In November 2013 in the capital and in Haiti’s north, KOSIT, mobilised for the 500-gourde wage. The factory owners countered with an open letter which pled to “keep Haiti competitive” with what they identified as their “big rivals” – Bangladesh, Cambodia and Vietnam, countries all known for harsh conditions and abuse. Because Haitian clothing imports into the United States are restricted based on a rule of origin, certain types of clothing imports over a certain quota must be produced using U.S. materials. These measures are designed to benefit the U.S. textile industry.

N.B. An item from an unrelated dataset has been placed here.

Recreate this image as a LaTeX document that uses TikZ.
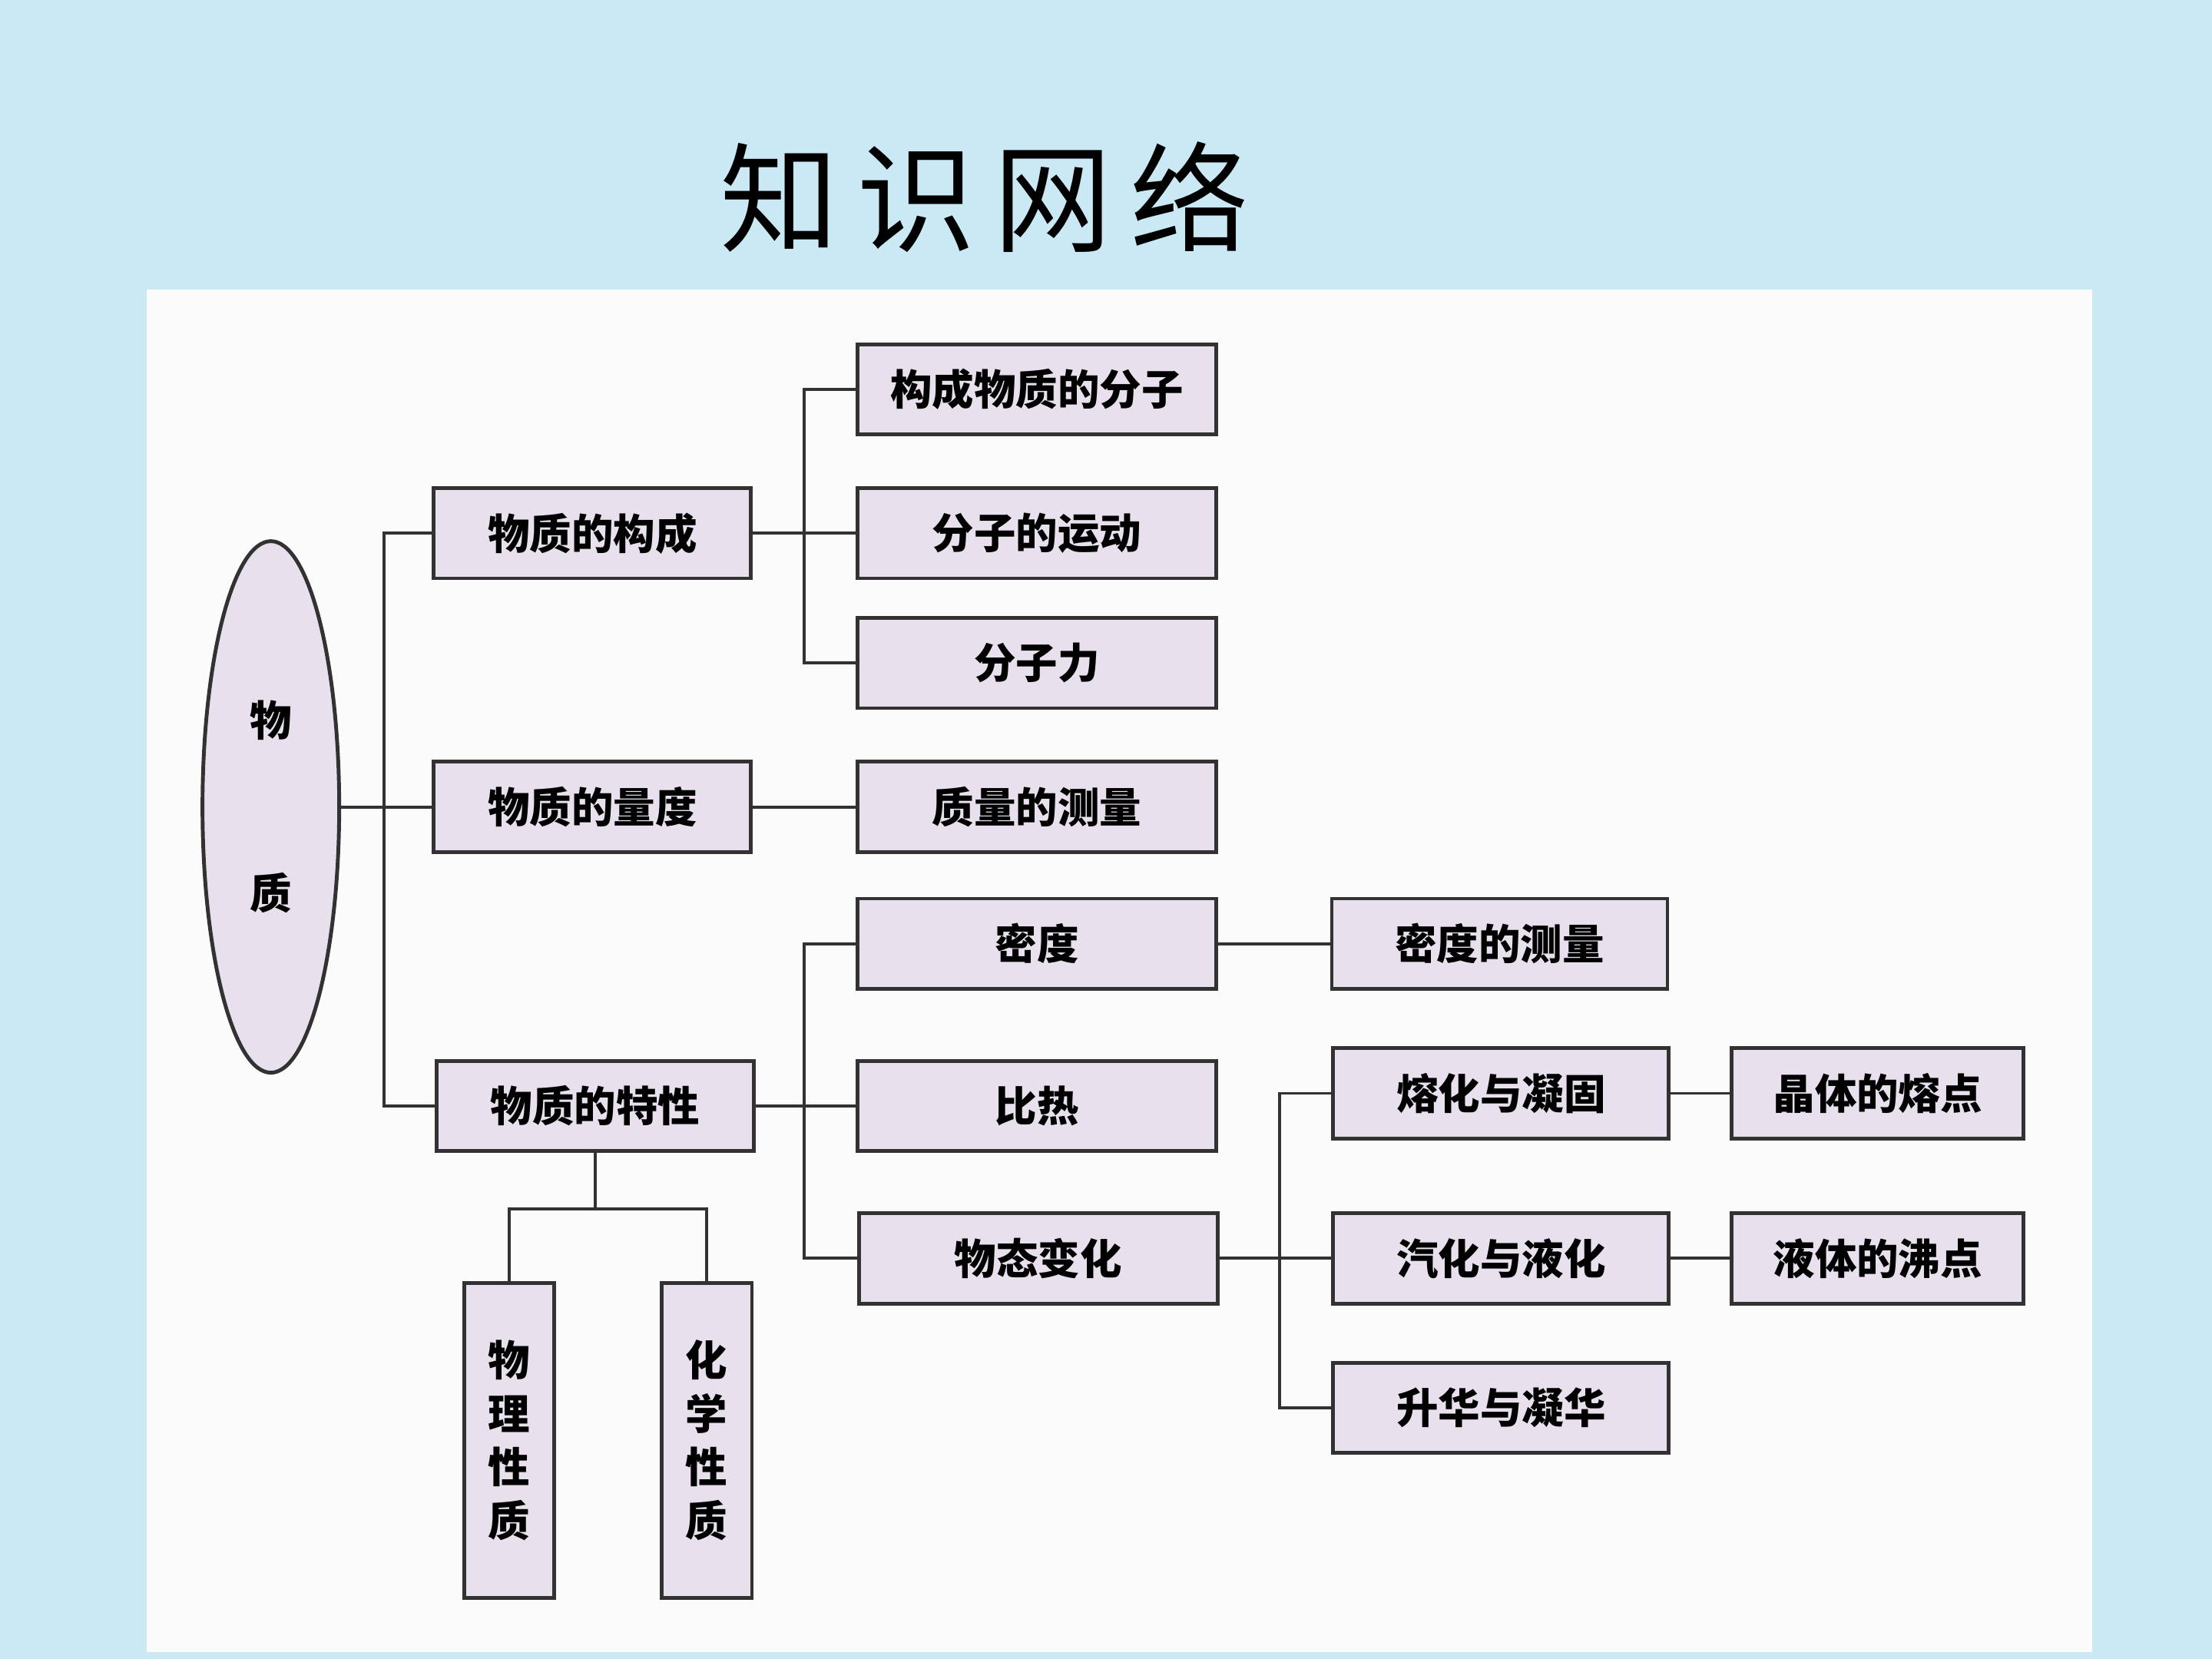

The quotas and tariffs that the United States places on the Haitian apparel industry continue to inhibit trade-based economic growth.

The country’s 30,000 workers – almost two-thirds of them women – in Haiti’s free trade zone assembly factories stitch together clothing for Gap, Gildan Activewear, Hanes, Kohl’s, Levi’s, Russell, Target, VF, and Walmart. Haitian law stipulates that “the price paid per production unit… must be set in a way that permits a worker to earn at least 300 gourdes for an eight-hour day.” But recent studies by three different international groups, including the U.N.’s International Labour Organisation (ILO), have documented that the vast majority of workers receive the legal minimum only rarely: about 25 percent of the time, according to the ILO.In its October 2013 report, the ILO’s Better Work textile factory monitoring programme found all 23 factories surveyed to be “non-compliant” with the law.  The US Workers Rights Consortium , based on worker interviews and pay stubs from five factories (four in the capital and SAE-A at the Caracol Industrial Park),  found repeated cases of employers paying workers the incorrect amount for overtime hours. Workers were “being cheated of an average of seven weeks’ pay per year.